The Employee Retirement Income Security Act of 1974 (“ERISA”) aims to balance the dual policies of (1) ensuring fair and prompt enforcement of rights under employee benefit plans, and (2) encouraging the creation of such plans. To strike this balance, ERISA pairs comprehensive rules regarding fiduciary responsibility with federal causes of action that allow plan participants and beneficiaries to recover benefits due, enforce ERISA’s mandates, obtain injunctive relief, and, where applicable, obtain attorney’s fees. At the same time, to protect employers and plan sponsors from operating under a patchwork of potentially conflicting state and local regulations, ERISA promotes uniformity in benefits administration by preempting “any and all state laws insofar as they may now or hereafter relate to” any ERISA benefit plan. 29 U.S.C. § 1144(a).

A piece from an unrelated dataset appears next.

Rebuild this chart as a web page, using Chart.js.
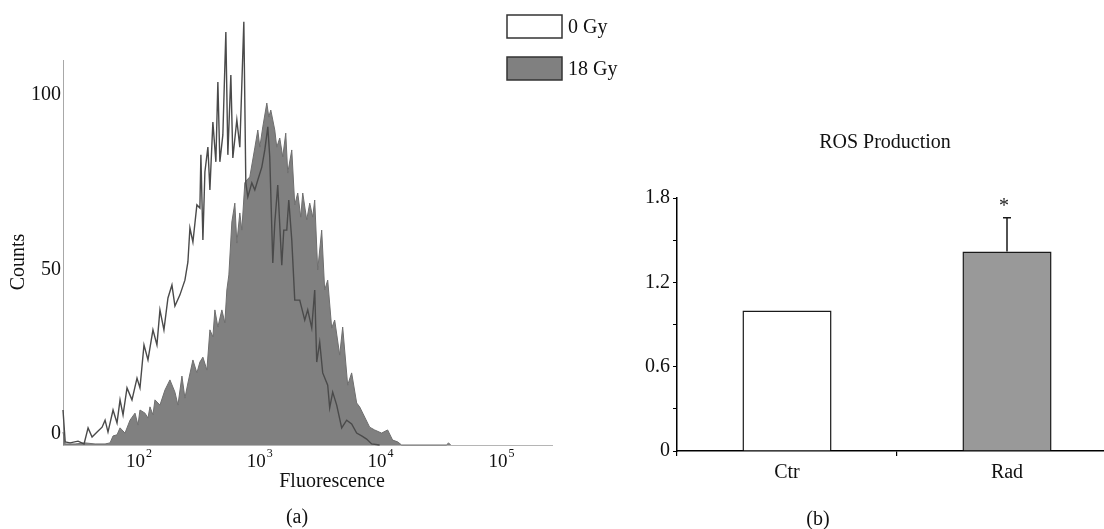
<!DOCTYPE html>
<html>
<head>
<meta charset="utf-8">
<title>ROS production</title>
<script src="https://cdn.jsdelivr.net/npm/chart.js@4.4.0/dist/chart.umd.min.js"></script>
<style>
  html, body { margin: 0; padding: 0; background: #fff; overflow: hidden; }
  #wrap { position: relative; width: 1104px; height: 529px; overflow: hidden; }
  #histo { position: absolute; left: 0; top: 0; }
  #ros { position: absolute; left: 590px; top: 0; }
</style>
</head>
<body>
<div id="wrap">
  <canvas id="histo" width="620" height="529"></canvas>
  <canvas id="ros" width="540" height="529"></canvas>
</div>
<script>
const SERIF = '"Liberation Serif", "Times New Roman", serif';

// --- (a) histogram: fluorescence channel -> counts ---
const seriesNames = ['0 Gy', '18 Gy'];
const gy0Fluor = [23.5, 24.5, 26.9, 31.3, 35.1, 37.9, 40.9, 45.0, 49.5, 52.4, 55.4, 61.0, 65.8, 69.7, 73.8, 79.6,
  87.5, 96.3, 101.9, 110, 118.7, 130.5, 140.8, 149.1, 160.9, 173.7, 187.4, 198.4, 218.3, 240, 254.1, 264,
  279.5, 301.5, 319.3, 325.4, 338.1, 351.2, 371.8, 386.3, 408.9, 432.9, 449.7, 467.1, 494.5, 523.6, 543.9,
  575.9, 598.2, 645.5, 683.4, 737.6, 766.2, 795.9, 858.9, 909.4, 962.9, 1039, 1100, 1165, 1209, 1281, 1330,
  1408, 1520, 1579, 1672, 1737, 1839, 1947, 2141, 2355, 2493, 2691, 2848, 2959, 3133, 3317, 3648, 3789, 4012,
  4329, 4762, 5236, 5758, 6334, 6966, 7661, 8425, 9810];
const gy0Counts = [10.0, 0.9, 0.6, 1.1, 0.3, 4.9, 2.3, 3.7, 5.1, 7.1, 3.7, 10.0, 6.3, 12.9, 8.6, 16.3,
  12.9, 19.1, 16.3, 28.6, 24.3, 32.9, 28.6, 38.6, 32.9, 42.0, 45.7, 39.7, 42.9, 47.1, 52.3, 62.0,
  58.0, 68.6, 67.7, 82.9, 58.6, 78.0, 85.1, 72.9, 92.3, 80.9, 103.7, 80.9, 88.6, 118.0, 82.9,
  105.7, 82.0, 92.9, 85.1, 120.9, 74.9, 70.9, 74.9, 72.9, 75.7, 79.4, 84.3, 90.9, 82.3, 52.0, 63.4,
  74.3, 51.4, 61.4, 61.4, 70.0, 58.6, 41.4, 41.4, 35.7, 38.6, 33.4, 44.3, 23.7, 29.4, 20.6, 17.1, 10.6, 15.1,
  11.4, 4.9, 7.1, 6.0, 3.4, 2.6, 1.7, 0.3, 0];
const gy18Fluor = [23.5, 24.5, 29.6, 35.8, 43.3, 52.4, 57.6, 61.0, 65.8, 69.7, 72.4, 76.6, 84.3, 92.7, 98.1,
  101.9, 112.1, 118.7, 123.3, 130.5, 135.6, 149.1, 164.0, 180.4, 198.4, 210.1, 226.7, 240, 254.1, 279.5,
  301.5, 319.3, 338.1, 364.8, 386.3, 408.9, 424.8, 449.7, 485.3, 513.7, 533.7, 554.4, 587.0, 621.4, 645.5,
  683.4, 710.0, 751.6, 780.5, 826.5, 909.4, 962.9, 1000, 1059, 1143, 1187, 1233, 1330, 1382, 1463, 1549,
  1640, 1703, 1839, 1947, 2061, 2182, 2267, 2446, 2590, 2742, 2848, 3015, 3253, 3444, 3648, 3936, 4167,
  4584, 4853, 5338, 5758, 6334, 6706, 7375, 8111, 8920, 10193, 11429, 12569, 13823, 14918, 35000, 36500, 38000];
const gy18Counts = [3.7, 0.3, 0.3, 0.6, 0.3, 0.3, 0.6, 2.6, 2.9, 4.9, 4.3, 3.4, 7.1, 9.1, 5.7,
  10.0, 9.1, 7.7, 10.9, 8.6, 12.9, 11.4, 15.7, 18.6, 15.1, 11.4, 19.7, 13.4, 17.7, 24.3,
  20.6, 23.7, 25.1, 21.4, 32.9, 30.9, 38.6, 33.7, 38.6, 34.9, 44.3, 48.6, 63.7, 69.1, 57.7,
  66.3, 61.4, 74.9, 75.7, 76.6, 84.9, 90.0, 85.1, 90.9, 97.7, 93.7, 95.7, 90.0, 85.1, 87.7, 82.3,
  89.1, 77.7, 84.3, 68.6, 72.0, 65.1, 72.0, 64.3, 69.1, 65.1, 70.0, 50.0, 61.4, 44.3, 47.1, 33.4, 35.7,
  25.7, 33.7, 17.1, 20.6, 12.0, 10.9, 8.0, 5.1, 4.3, 3.4, 4.3, 1.4, 0.9, 0, 0, 0.6, 0];
const histTicks = [100, 1000, 10000, 100000];
const histTickExp = ['2', '3', '4', '5'];
const countTicks = [0, 50, 100];

// --- (b) ROS production ---
const groups = ['Ctr', 'Rad'];
const rosMean = [1.0, 1.42];
const rosErr = [0, 0.24];
const rosSig = ['', '*'];
const rosTickLabels = ['0', '0.6', '1.2', '1.8'];

function pts(xs, ys) {
  return xs.map((x, i) => ({ x: x, y: ys[i] }));
}

// tick labels, axis titles and legend of panel (a)
const histLabels = {
  id: 'histLabels',
  afterDraw(chart) {
    const { ctx, chartArea, scales } = chart;
    ctx.save();
    ctx.fillStyle = '#111';
    histTicks.forEach((v, i) => {
      const px = scales.x.getPixelForValue(v);
      ctx.font = '19px ' + SERIF;
      const w1 = ctx.measureText('10').width;
      ctx.font = '12px ' + SERIF;
      const w2 = ctx.measureText(histTickExp[i]).width;
      const x0 = px - (w1 + w2 + 1) / 2;
      ctx.textAlign = 'left';
      ctx.textBaseline = 'alphabetic';
      ctx.font = '19px ' + SERIF;
      ctx.fillText('10', x0, chartArea.bottom + 22);
      ctx.font = '12px ' + SERIF;
      ctx.fillText(histTickExp[i], x0 + w1 + 1, chartArea.bottom + 12);
    });

    ctx.font = '20px ' + SERIF;
    ctx.textAlign = 'right';
    ctx.textBaseline = 'middle';
    countTicks.forEach(v => {
      const py = Math.min(scales.y.getPixelForValue(v), chartArea.bottom - 11);
      ctx.fillText(String(v), chartArea.left - 2, py);
    });

    ctx.textAlign = 'center';
    ctx.fillText('Fluorescence', 332, 482);
    ctx.fillText('(a)', 297, 518);
    ctx.save();
    ctx.translate(19, 262);
    ctx.rotate(-Math.PI / 2);
    ctx.fillText('Counts', 0, 0);
    ctx.restore();

    // legend boxes
    chart.data.datasets.forEach((ds, i) => {
      const top = 15 + i * 42;
      ctx.fillStyle = ds.fill ? ds.backgroundColor : '#fff';
      ctx.fillRect(507, top, 55, 23);
      ctx.strokeStyle = '#333';
      ctx.lineWidth = 1.5;
      ctx.strokeRect(507, top, 55, 23);
      ctx.fillStyle = '#111';
      ctx.textAlign = 'left';
      ctx.fillText(ds.label, 568, top + 13);
    });
    ctx.restore();
  }
};

const histChart = new Chart(document.getElementById('histo'), {
  type: 'line',
  data: {
    datasets: [
      { label: seriesNames[0], data: pts(gy0Fluor, gy0Counts), borderColor: '#4a4a4a', borderWidth: 1.4,
        fill: false, pointRadius: 0, tension: 0, clip: false },
      { label: seriesNames[1], data: pts(gy18Fluor, gy18Counts), borderColor: '#6e6e6e', borderWidth: 1,
        backgroundColor: '#808080', fill: 'origin', pointRadius: 0, tension: 0, clip: false }
    ]
  },
  options: {
    responsive: false,
    animation: false,
    events: [],
    layout: { padding: { top: 60, right: 68, left: 0, bottom: 0 } },
    plugins: { legend: { display: false }, tooltip: { enabled: false } },
    scales: {
      x: {
        type: 'logarithmic', min: 23.5, max: 262144, bounds: 'data',
        afterBuildTicks: s => { s.ticks = histTicks.map(v => ({ value: v })); },
        afterFit: s => { s.height = 84; },
        grid: { display: false },
        ticks: { display: false },
        border: { display: true, color: '#b5b5b5', width: 1 }
      },
      y: {
        min: 0, max: 110,
        afterFit: s => { s.width = 63; },
        grid: { display: false },
        ticks: { display: false },
        border: { display: true, color: '#a8a8a8', width: 1, dash: [2, 2] }
      }
    }
  },
  plugins: [histLabels]
});

// error bars, significance mark, title and panel letter of (b)
const rosExtras = {
  id: 'rosExtras',
  afterDatasetsDraw(chart) {
    const { ctx, scales: { x, y } } = chart;
    ctx.save();
    ctx.strokeStyle = '#1a1a1a';
    ctx.lineWidth = 1.5;
    groups.forEach((g, i) => {
      const cx = x.getPixelForValue(i);
      const yTop = y.getPixelForValue(rosMean[i] + rosErr[i]);
      if (rosErr[i] > 0) {
        ctx.beginPath();
        ctx.moveTo(cx, y.getPixelForValue(rosMean[i]));
        ctx.lineTo(cx, yTop);
        ctx.moveTo(cx - 4, yTop);
        ctx.lineTo(cx + 4, yTop);
        ctx.stroke();
      }
      if (rosSig[i]) {
        ctx.font = '20px ' + SERIF;
        ctx.fillStyle = '#222';
        ctx.textAlign = 'center';
        ctx.textBaseline = 'alphabetic';
        ctx.fillText(rosSig[i], cx - 3, yTop - 6);
      }
    });
    ctx.restore();
  },
  afterDraw(chart) {
    const ctx = chart.ctx;
    ctx.save();
    ctx.fillStyle = '#111';
    ctx.font = '20px ' + SERIF;
    ctx.textAlign = 'center';
    ctx.textBaseline = 'middle';
    ctx.fillText('ROS Production', 295, 143);
    ctx.fillText('(b)', 228, 520);
    ctx.restore();
  }
};

const rosChart = new Chart(document.getElementById('ros'), {
  type: 'bar',
  data: {
    labels: groups,
    datasets: [{
      data: rosMean,
      backgroundColor: ['#ffffff', '#999999'],
      borderColor: '#1a1a1a',
      borderWidth: 1.5,
      barPercentage: 0.405,
      categoryPercentage: 1
    }]
  },
  options: {
    responsive: false,
    animation: false,
    events: [],
    layout: { padding: { top: 198, right: 13, left: 0, bottom: 0 } },
    plugins: { legend: { display: false }, tooltip: { enabled: false } },
    scales: {
      x: {
        afterFit: s => { s.height = 78; },
        grid: { display: true, drawOnChartArea: false, drawTicks: true, tickLength: 5, color: '#000', lineWidth: 1.2 },
        border: { display: true, color: '#000', width: 1.5 },
        ticks: { font: { family: SERIF, size: 20 }, color: '#111', padding: 5 }
      },
      y: {
        min: 0, max: 1.8,
        afterFit: s => { s.width = 87; },
        grid: { display: true, drawOnChartArea: false, drawTicks: true, tickLength: 4, color: '#000', lineWidth: 1 },
        border: { display: true, color: '#000', width: 1.5 },
        ticks: {
          stepSize: 0.3,
          padding: 3,
          font: { family: SERIF, size: 20 },
          color: '#111',
          callback: (v, i) => (i % 2 === 0 ? rosTickLabels[i / 2] : '')
        }
      }
    }
  },
  plugins: [rosExtras]
});
</script>
</body>
</html>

The Supreme Court is currently considering a petition for certiorari that addresses the application of ERISA preemption to local “play-or-pay” laws. Ostensibly, these location-specific laws are intended to improve low-wage employee access to affordable health coverage by requiring large employers to make enhanced healthcare expenditures on behalf of such employees who reside in that location. To evade ERISA preemption, these laws typically provide that, instead of altering their existing ERISA plans to accommodate the enhanced benefits, employers can simply cut a check in the same amount directly to their employees, or in some cases the local government.

Seattle passed such a law in September 2019. Seattle Ordinance SMC 14.28 (“Ordinance”) mandates that large employers in the hotel sector operating within the City make monthly healthcare payments on behalf of their covered local employees. Payments increase depending on whether the employee is single or has a spouse and/or dependents. Employers who fail to comply with the Ordinance are subject to fines, penalties, and other damages. Employers may comply by creating new ERISA plans specifically for the covered employees, increasing contributions for their employees to existing ERISA plans, or making payments directly to the covered employees.

The ERISA Industry Committee, a nonprofit trade association, brought suit alleging that ERISA preempted the Ordinance because it “relates to” an ERISA benefit plan. The District Court granted the City’s motion to dismiss, holding that ERISA does not preempt the Ordinance because it offers employers a compliance option (i.e., the direct cash payments to employees) that does not require creating a new ERISA plan or altering an existing ERISA plan. ERISA Industry Committee v. City of Seattle, 2020 U.S. Dist. LEXIS 81750 (W.D. Wash. May 8, 2020). In an unpublished opinion, the Ninth Circuit affirmed. 840 F. A’ppx. 248 (2021).

The Committee petitioned for certiorari to the United States Supreme Court, arguing that the Ninth Circuit’s decision deepened an existing split with other courts of appeals, which have held that even a direct payment option interferes with ERISA plan administration because it requires employers to consistently monitor state and local minimum spending requirements and adjust their healthcare expenditures.

Large employers have a vested interest in the Supreme Court granting certiorari and reversing the Ninth Circuit decision. Even though local play-or-pay laws may serve the salutary purpose of ensuring good benefits for local employees, large employers maintain that such purpose cannot trump the overriding federal concern that nationwide employers be able to design benefits that work for their nationwide workforce. ERISA already imposes significant obligations on plan sponsors and fiduciaries when it comes to benefits administration, and it is important that those employers be able to administer their plans uniformly pursuant to ERISA.

The direct-payment option does not make play-or-pay laws such as the Ordinance any less intrusive upon ERISA’s domain. As the Committee argued in the proceedings before the district and appeals courts, direct payments are “financially more onerous and therefore not a realistic and legitimate alternative” to altering an employer’s current coverage to address covered employees. This effectively compels employers to alter their current coverage to meet the requirements of whatever local play-or-pay laws may be in effect in every jurisdiction in which they operate. Such tiptoeing through administrative raindrops of multiple (and potentially conflicting) local regulations – and the additional costs and complications associated with such maneuvering – is precisely what ERISA preemption is intended to eliminate.